Consent Management Platforms (CMPs)
Trust begins with transparency and choice. A Consent Management Platform (CMP) is a tool that helps websites and apps legally document and manage a user's consent choices for personal data processing. You've likely interacted with hundreds of them—they are the banners and pop-ups that ask you to 'Accept Cookies'.
But a modern CMP does much more than that. It provides a clear, user-friendly interface for users to grant or deny consent on a granular level (e.g., consenting to analytics cookies but not advertising cookies). It securely stores these consent preferences and communicates them to your other marketing technologies, ensuring that you only collect and use data for which you have explicit permission. A robust CMP is non-negotiable for complying with regulations like GDPR and CCPA, but its true value lies in demonstrating to your customers that you respect their privacy, which is the first step in building a lasting, trusted relationship. You can explore how we handle consent on our privacy policy page.
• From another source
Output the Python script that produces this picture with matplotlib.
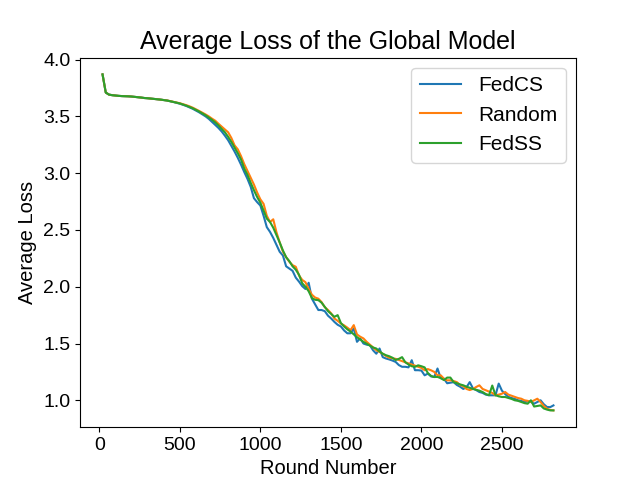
import matplotlib
matplotlib.use('Agg')
import matplotlib.pyplot as plt

plt.rcParams['font.family'] = ['Liberation Sans', 'DejaVu Sans']

# rounds 20..2820, every 20 rounds
rounds = list(range(20, 2821, 20))

fedcs = [
    3.87, 3.71, 3.692, 3.687, 3.684, 3.681, 3.679, 3.678, 3.677, 3.675,
    3.672, 3.669, 3.666, 3.662, 3.66, 3.657, 3.654, 3.651, 3.648, 3.644,
    3.64, 3.634, 3.627, 3.62, 3.612, 3.602, 3.592, 3.58, 3.567, 3.552,
    3.536, 3.518, 3.5, 3.478, 3.452, 3.425, 3.398, 3.367, 3.33, 3.29,
    3.24, 3.19, 3.135, 3.075, 3.01, 2.95, 2.88, 2.78, 2.745, 2.715,
    2.625, 2.525, 2.483, 2.43, 2.37, 2.308, 2.275, 2.18, 2.16, 2.14,
    2.08, 2.045, 2.005, 1.98, 2.035, 1.895, 1.845, 1.795, 1.795, 1.785,
    1.745, 1.72, 1.69, 1.665, 1.65, 1.615, 1.59, 1.59, 1.632, 1.515,
    1.545, 1.50, 1.49, 1.485, 1.44, 1.41, 1.456, 1.38, 1.368, 1.36,
    1.35, 1.338, 1.31, 1.295, 1.295, 1.29, 1.353, 1.265, 1.265, 1.262,
    1.22, 1.235, 1.21, 1.205, 1.28, 1.195, 1.19, 1.15, 1.155, 1.16,
    1.135, 1.12, 1.10, 1.115, 1.16, 1.105, 1.09, 1.073, 1.065, 1.05,
    1.044, 1.044, 1.044, 1.147, 1.085, 1.055, 1.03, 1.02, 1.012, 1.0,
    0.995, 0.985, 0.99, 0.985, 0.97, 0.985, 1.0, 0.965, 0.941, 0.94,
    0.955,
]

random_sel = [
    3.87, 3.71, 3.692, 3.687, 3.684, 3.681, 3.679, 3.678, 3.677, 3.675,
    3.672, 3.669, 3.666, 3.662, 3.66, 3.657, 3.654, 3.651, 3.648, 3.644,
    3.641, 3.635, 3.629, 3.623, 3.616, 3.608, 3.599, 3.589, 3.577, 3.563,
    3.548, 3.533, 3.517, 3.5, 3.48, 3.462, 3.435, 3.41, 3.385, 3.36,
    3.31, 3.245, 3.21, 3.15, 3.08, 3.02, 2.96, 2.90, 2.83, 2.77,
    2.73, 2.625, 2.57, 2.594, 2.48, 2.39, 2.31, 2.26, 2.22, 2.19,
    2.176, 2.10, 2.06, 2.04, 1.98, 1.93, 1.905, 1.895, 1.865, 1.82,
    1.795, 1.765, 1.72, 1.70, 1.676, 1.66, 1.64, 1.618, 1.662, 1.58,
    1.56, 1.545, 1.515, 1.49, 1.465, 1.441, 1.425, 1.41, 1.39, 1.375,
    1.37, 1.365, 1.355, 1.345, 1.335, 1.325, 1.315, 1.305, 1.295, 1.285,
    1.265, 1.275, 1.264, 1.25, 1.22, 1.22, 1.19, 1.176, 1.176, 1.17,
    1.16, 1.135, 1.125, 1.10, 1.09, 1.10, 1.117, 1.132, 1.10, 1.088,
    1.075, 1.065, 1.044, 1.05, 1.058, 1.073, 1.05, 1.04, 1.03, 1.02,
    1.014, 1.0, 0.995, 0.985, 1.0, 1.014, 0.985, 0.95, 0.926, 0.915,
    0.911,
]

fedss = [
    3.87, 3.71, 3.692, 3.687, 3.684, 3.681, 3.679, 3.678, 3.677, 3.675,
    3.672, 3.669, 3.666, 3.662, 3.66, 3.657, 3.654, 3.651, 3.648, 3.644,
    3.64, 3.634, 3.628, 3.621, 3.614, 3.605, 3.595, 3.584, 3.572, 3.558,
    3.543, 3.527, 3.51, 3.49, 3.47, 3.447, 3.42, 3.39, 3.36, 3.32,
    3.275, 3.225, 3.175, 3.12, 3.04, 2.985, 2.915, 2.85, 2.79, 2.74,
    2.67, 2.60, 2.57, 2.52, 2.455, 2.39, 2.32, 2.26, 2.225, 2.18,
    2.15, 2.105, 2.03, 2.0, 1.96, 1.90, 1.885, 1.882, 1.86, 1.823,
    1.785, 1.76, 1.735, 1.75, 1.68, 1.65, 1.625, 1.605, 1.58, 1.556,
    1.535, 1.515, 1.498, 1.48, 1.465, 1.456, 1.43, 1.41, 1.397, 1.388,
    1.375, 1.355, 1.365, 1.38, 1.335, 1.315, 1.30, 1.295, 1.308, 1.30,
    1.29, 1.24, 1.215, 1.205, 1.206, 1.195, 1.178, 1.20, 1.20, 1.16,
    1.15, 1.14, 1.132, 1.12, 1.11, 1.10, 1.092, 1.085, 1.073, 1.055,
    1.045, 1.13, 1.045, 1.035, 1.029, 1.029, 1.02, 1.012, 1.0, 0.995,
    0.985, 0.975, 0.97, 1.0, 0.945, 0.95, 0.955, 0.928, 0.918, 0.911,
    0.911,
]

fig, ax = plt.subplots(figsize=(6.4, 4.8), dpi=100)
ax.plot(rounds, fedcs, label='FedCS')
ax.plot(rounds, random_sel, label='Random')
ax.plot(rounds, fedss, label='FedSS')

ax.set_title('Average Loss of the Global Model', fontsize=18)
ax.set_xlabel('Round Number', fontsize=14.5)
ax.set_ylabel('Average Loss', fontsize=14.5)
ax.tick_params(labelsize=14)
ax.legend(loc='upper right', fontsize=15)

plt.savefig('out.png')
Conclusion: Building Trust is the New Marketing North Star
The end of the third-party cookie is not a minor technical update; it is a paradigm shift. It signals the end of an era of borrowed data and the dawn of an era of owned relationships. While this transition presents real challenges around measurement and personalization, it also offers a profound opportunity to build a more resilient, effective, and ethical marketing function.
The path forward is clear. It involves a strategic pivot towards collecting and activating consensual first-party and zero-party data. It means mastering privacy-preserving advertising methods like contextual and cohort-based targeting. It requires investing in foundational technologies like CDPs and CMPs to manage data and consent responsibly. Above all, it demands a change in mindset. The new north star for marketers is not just clicks or conversions, but customer trust. By placing privacy at the core of your strategy, you are not just future-proofing your marketing; you are building a stronger, more sustainable brand that customers will choose to engage with, not because they are being tracked, but because they feel valued and respected.